The Los Angeles Times leaked an early version of the script featuring a reenactment of the horrific scene, however, the account never made it to the big screen.

In the scene, the fictional Dre, “eyes glazed, drunk, with an edge of nastiness, contempt” (per noted from the script) spots Barnes at the party and approaches her.

“Saw that [expletive] you did with Cube. Really had you under his spell, huh? Ate up everything he said. Let him diss us. Sell us out.”

“I just let him tell his story,” Barnes’ character retorts, “That’s what I do. It’s my job.”

“I thought we were cool, you and me,” Dre fires back. “But you don’t give a [expletive]. You just wanna laugh at N.W.A, make us all look like fools.”

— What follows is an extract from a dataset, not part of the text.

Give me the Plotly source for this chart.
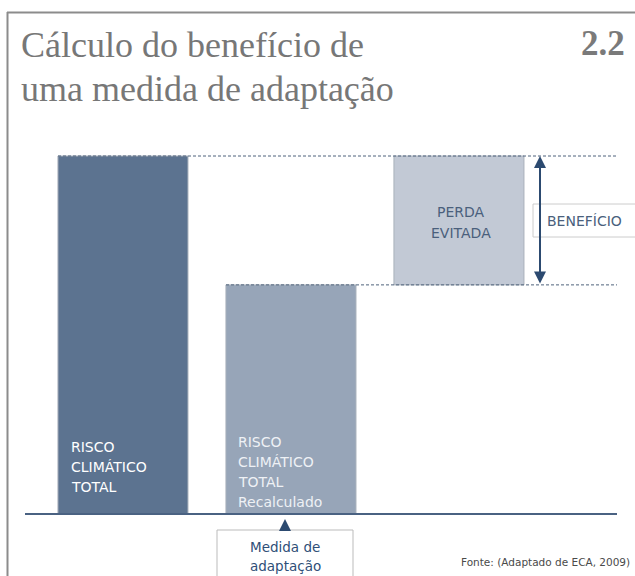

The conversation escalates, Barnes throws her drink in Dre’s face before he attacks her “flinging her around like a rag-doll, while she screams, cries, begs for him to stop.”

In a recently published Gawker essay, Barnes slammed the film for its revisionist history, conveniently erasing the group's violent misogyny to portray the protagonists as heroes.

When director F Gary Gray was confronted during a pre-release screening, he was asked why he omit the scene. He simply claimed that it was to focus more tightly on the group.

"There are so many things that you can add or subtract. Cube always said, ‘You can make five different NWA movies.’ We made the one we wanted to make.”

In a politically charged film with strong commentary on racist police violence, street violence, a criminal justice system tailored to protect white cops, censorship, government intimidation and executives taking advantage of young talent — one would think that the director could find at least one intelligent way to address violence against women, an enormous problem which runs rampant in black culture today — instead of fueling it by omission.

Meanwhile, Dre recently spoke to Rolling Stone, addressing the assault against Barnes as well as recent charges of abuse by his former girlfriend Michel'le.

"I was young, f**king stupid. I would say all the allegations aren't true — some of them are. Those are some of the things that I would like to take back. It was really fucked up. But I paid for those mistakes, and there's no way in hell that I will ever make another mistake like that again."

In 1991, Dre plead no contest to misdemeanor battery charges for beating the former Fox TV host of the Pump It Up rap show. Barnes filed a civil lawsuit against Dre for $22.7 million, in which they settled out of court. Barnes claims she received less than $1 million.